**TASK DATA:**
-- -- --
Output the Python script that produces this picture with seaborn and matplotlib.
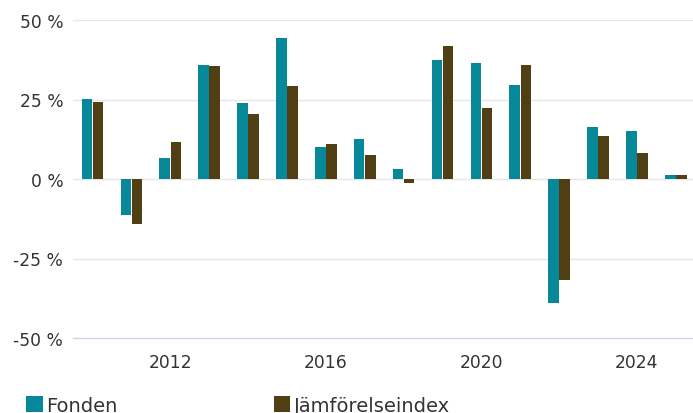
-- -- --
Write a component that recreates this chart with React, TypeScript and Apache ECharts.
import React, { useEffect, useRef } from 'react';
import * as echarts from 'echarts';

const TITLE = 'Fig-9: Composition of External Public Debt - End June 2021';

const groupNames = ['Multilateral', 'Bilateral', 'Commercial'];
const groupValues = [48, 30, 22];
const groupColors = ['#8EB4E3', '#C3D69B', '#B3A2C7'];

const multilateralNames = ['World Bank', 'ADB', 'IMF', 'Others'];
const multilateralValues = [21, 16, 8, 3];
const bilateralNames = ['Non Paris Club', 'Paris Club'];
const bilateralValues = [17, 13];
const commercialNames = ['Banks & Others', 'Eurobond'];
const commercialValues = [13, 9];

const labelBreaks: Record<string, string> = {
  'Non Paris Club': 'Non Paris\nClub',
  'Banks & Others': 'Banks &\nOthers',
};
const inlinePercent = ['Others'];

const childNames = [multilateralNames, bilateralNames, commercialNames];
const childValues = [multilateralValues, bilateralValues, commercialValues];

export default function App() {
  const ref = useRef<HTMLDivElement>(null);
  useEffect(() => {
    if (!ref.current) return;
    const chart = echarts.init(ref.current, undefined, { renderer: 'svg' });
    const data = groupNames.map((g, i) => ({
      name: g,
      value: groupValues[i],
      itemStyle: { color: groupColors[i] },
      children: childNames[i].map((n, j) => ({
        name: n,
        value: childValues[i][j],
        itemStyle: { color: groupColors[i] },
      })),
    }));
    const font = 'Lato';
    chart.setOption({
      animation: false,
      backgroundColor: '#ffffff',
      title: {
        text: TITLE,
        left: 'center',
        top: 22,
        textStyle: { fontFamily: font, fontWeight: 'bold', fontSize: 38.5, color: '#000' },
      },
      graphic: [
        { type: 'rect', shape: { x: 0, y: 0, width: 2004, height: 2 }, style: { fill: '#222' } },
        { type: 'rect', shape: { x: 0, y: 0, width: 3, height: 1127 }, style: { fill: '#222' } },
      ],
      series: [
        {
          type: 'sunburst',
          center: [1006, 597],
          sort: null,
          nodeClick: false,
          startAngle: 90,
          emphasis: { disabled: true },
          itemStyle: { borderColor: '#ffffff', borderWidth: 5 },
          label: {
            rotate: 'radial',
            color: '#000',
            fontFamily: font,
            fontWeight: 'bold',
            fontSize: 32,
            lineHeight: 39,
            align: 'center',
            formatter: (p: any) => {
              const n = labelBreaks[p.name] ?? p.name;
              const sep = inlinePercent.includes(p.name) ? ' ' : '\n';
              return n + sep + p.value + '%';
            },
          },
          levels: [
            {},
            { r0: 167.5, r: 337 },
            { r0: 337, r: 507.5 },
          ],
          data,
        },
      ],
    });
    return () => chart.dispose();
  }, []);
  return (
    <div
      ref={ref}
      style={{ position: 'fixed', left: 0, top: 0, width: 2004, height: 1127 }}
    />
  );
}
-- -- --
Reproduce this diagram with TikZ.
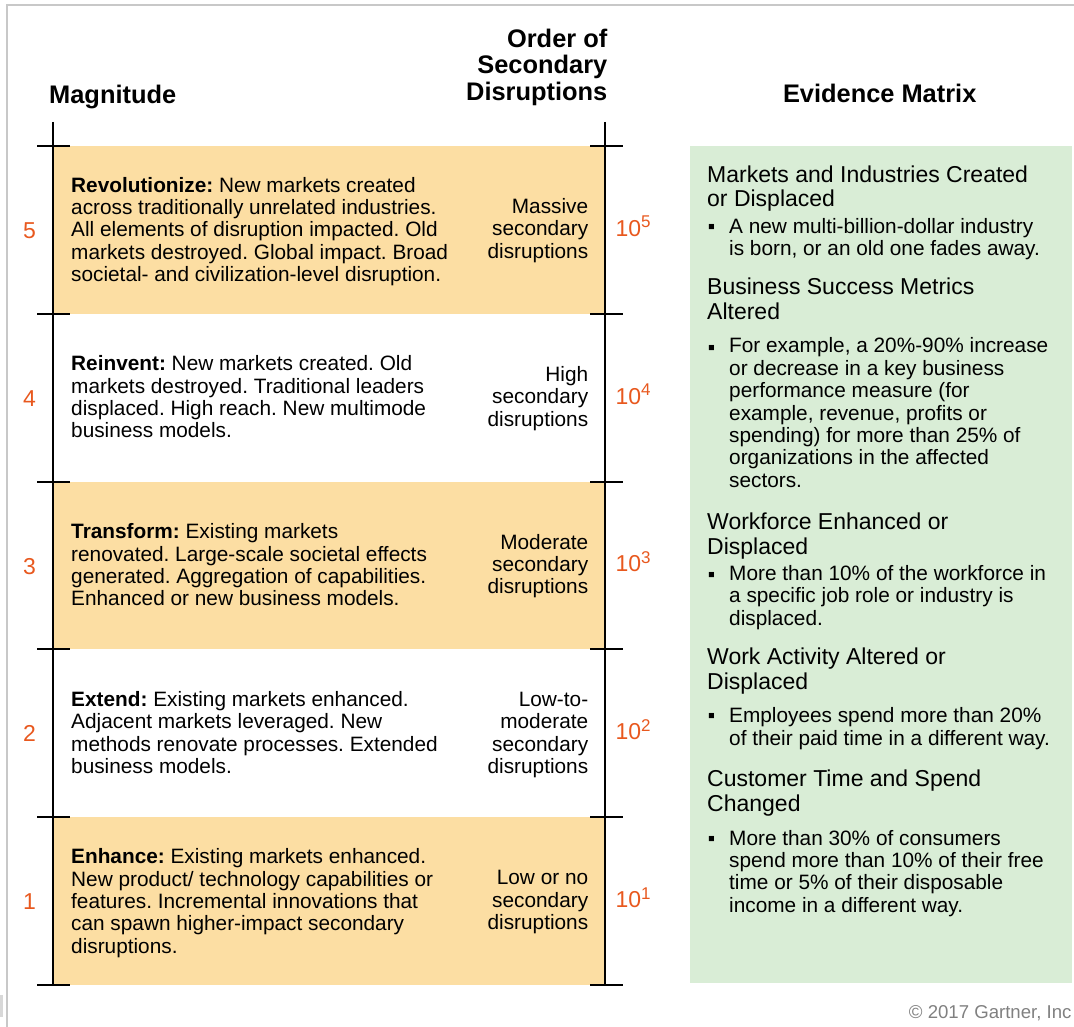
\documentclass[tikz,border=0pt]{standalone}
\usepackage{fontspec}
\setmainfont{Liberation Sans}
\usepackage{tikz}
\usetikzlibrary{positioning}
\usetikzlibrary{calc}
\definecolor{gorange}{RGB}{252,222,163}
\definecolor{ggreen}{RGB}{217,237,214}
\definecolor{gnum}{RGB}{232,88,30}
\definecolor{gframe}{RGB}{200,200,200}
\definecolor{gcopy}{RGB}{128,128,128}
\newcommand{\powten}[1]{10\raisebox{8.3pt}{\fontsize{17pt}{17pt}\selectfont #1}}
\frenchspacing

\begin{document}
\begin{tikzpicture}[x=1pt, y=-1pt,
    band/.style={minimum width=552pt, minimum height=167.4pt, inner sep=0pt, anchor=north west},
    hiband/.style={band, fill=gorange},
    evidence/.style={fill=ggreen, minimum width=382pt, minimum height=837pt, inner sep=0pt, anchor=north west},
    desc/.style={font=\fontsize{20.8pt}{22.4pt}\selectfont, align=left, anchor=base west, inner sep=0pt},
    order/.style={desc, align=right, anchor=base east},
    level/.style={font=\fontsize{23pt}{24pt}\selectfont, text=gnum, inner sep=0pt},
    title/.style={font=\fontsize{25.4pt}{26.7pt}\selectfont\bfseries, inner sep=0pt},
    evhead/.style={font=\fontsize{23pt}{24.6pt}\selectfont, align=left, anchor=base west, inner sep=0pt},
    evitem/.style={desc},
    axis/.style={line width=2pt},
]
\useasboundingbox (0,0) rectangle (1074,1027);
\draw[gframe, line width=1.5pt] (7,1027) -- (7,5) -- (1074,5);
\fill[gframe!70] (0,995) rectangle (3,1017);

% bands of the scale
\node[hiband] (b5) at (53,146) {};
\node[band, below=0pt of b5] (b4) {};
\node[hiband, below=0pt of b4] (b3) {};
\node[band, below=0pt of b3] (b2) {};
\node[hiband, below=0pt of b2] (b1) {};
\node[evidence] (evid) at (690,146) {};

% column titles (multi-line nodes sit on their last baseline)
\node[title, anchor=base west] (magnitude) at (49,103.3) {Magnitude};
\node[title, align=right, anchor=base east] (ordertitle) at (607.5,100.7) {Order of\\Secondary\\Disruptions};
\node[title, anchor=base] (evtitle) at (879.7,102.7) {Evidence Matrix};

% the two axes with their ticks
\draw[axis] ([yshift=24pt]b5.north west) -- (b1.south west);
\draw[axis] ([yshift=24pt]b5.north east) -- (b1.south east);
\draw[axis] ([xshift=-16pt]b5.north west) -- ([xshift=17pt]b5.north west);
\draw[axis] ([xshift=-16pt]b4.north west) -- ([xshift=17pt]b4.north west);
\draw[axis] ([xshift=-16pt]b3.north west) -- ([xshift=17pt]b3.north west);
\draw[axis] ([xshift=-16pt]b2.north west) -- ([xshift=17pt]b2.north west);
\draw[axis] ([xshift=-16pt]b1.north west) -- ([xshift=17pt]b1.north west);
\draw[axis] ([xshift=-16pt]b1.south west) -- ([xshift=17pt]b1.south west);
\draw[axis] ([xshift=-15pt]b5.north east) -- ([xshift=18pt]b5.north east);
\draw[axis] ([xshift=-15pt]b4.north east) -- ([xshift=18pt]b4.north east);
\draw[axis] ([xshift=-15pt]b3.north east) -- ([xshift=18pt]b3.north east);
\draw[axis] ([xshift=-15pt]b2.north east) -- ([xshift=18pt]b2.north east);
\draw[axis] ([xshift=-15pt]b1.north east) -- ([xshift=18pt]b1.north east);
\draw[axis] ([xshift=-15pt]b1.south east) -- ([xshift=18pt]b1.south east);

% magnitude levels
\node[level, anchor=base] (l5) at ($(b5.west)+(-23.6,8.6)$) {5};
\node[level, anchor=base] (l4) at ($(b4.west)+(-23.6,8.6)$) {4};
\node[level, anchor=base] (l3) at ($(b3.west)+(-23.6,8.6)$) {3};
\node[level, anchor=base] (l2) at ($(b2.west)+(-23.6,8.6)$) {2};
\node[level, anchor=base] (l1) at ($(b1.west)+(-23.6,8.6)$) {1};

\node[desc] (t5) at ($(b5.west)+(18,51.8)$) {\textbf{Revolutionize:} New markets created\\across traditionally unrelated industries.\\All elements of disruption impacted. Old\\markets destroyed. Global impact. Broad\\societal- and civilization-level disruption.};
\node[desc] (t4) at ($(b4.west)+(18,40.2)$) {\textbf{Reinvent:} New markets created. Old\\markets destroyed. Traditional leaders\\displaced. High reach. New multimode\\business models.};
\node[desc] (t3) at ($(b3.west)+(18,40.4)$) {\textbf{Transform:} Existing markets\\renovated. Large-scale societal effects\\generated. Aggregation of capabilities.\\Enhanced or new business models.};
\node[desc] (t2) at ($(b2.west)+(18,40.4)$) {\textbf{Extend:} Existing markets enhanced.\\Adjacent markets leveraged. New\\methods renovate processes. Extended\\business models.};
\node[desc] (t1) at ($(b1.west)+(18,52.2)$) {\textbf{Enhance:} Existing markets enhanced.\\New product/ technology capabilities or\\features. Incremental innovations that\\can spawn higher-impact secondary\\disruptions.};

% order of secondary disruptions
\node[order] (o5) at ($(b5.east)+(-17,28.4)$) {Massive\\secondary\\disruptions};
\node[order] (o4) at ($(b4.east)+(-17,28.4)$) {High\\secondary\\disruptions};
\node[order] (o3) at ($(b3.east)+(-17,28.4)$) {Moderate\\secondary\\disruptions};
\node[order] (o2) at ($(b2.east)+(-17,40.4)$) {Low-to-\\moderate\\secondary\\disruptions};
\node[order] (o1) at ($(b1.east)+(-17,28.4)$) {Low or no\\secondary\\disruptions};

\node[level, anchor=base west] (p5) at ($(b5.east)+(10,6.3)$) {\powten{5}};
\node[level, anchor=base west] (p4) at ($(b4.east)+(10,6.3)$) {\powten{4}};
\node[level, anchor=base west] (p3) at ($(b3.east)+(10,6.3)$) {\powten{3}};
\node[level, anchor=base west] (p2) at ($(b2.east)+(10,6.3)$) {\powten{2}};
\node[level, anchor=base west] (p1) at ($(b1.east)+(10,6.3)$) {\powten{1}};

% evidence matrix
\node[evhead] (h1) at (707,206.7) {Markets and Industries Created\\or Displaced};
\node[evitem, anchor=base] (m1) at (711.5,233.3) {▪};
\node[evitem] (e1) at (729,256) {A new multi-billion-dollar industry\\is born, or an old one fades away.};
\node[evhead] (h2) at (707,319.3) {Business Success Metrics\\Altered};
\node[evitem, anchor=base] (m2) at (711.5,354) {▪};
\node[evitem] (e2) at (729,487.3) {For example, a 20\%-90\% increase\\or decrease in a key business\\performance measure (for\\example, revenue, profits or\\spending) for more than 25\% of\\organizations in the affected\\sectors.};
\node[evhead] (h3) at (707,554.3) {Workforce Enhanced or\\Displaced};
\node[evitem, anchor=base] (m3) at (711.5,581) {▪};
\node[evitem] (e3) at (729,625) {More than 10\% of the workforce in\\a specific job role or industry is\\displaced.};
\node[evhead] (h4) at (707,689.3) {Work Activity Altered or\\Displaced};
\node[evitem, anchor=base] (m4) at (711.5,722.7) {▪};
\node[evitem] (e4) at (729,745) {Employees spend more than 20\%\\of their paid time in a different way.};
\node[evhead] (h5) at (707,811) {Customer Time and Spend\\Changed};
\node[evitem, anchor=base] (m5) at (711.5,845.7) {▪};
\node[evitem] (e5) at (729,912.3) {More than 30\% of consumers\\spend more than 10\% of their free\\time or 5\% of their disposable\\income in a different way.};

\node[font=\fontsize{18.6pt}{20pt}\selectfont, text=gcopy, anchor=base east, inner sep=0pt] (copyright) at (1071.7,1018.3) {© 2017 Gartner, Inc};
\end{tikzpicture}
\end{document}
-- -- --
**TASK:**
Everything from the line with "Write a component" through the line with "const commercialValues = [13, 9];" is to be output exactly; leave out all other lines.

**RESULT BELOW:**
Write a component that recreates this chart with React, TypeScript and Apache ECharts.
import React, { useEffect, useRef } from 'react';
import * as echarts from 'echarts';

const TITLE = 'Fig-9: Composition of External Public Debt - End June 2021';

const groupNames = ['Multilateral', 'Bilateral', 'Commercial'];
const groupValues = [48, 30, 22];
const groupColors = ['#8EB4E3', '#C3D69B', '#B3A2C7'];

const multilateralNames = ['World Bank', 'ADB', 'IMF', 'Others'];
const multilateralValues = [21, 16, 8, 3];
const bilateralNames = ['Non Paris Club', 'Paris Club'];
const bilateralValues = [17, 13];
const commercialNames = ['Banks & Others', 'Eurobond'];
const commercialValues = [13, 9];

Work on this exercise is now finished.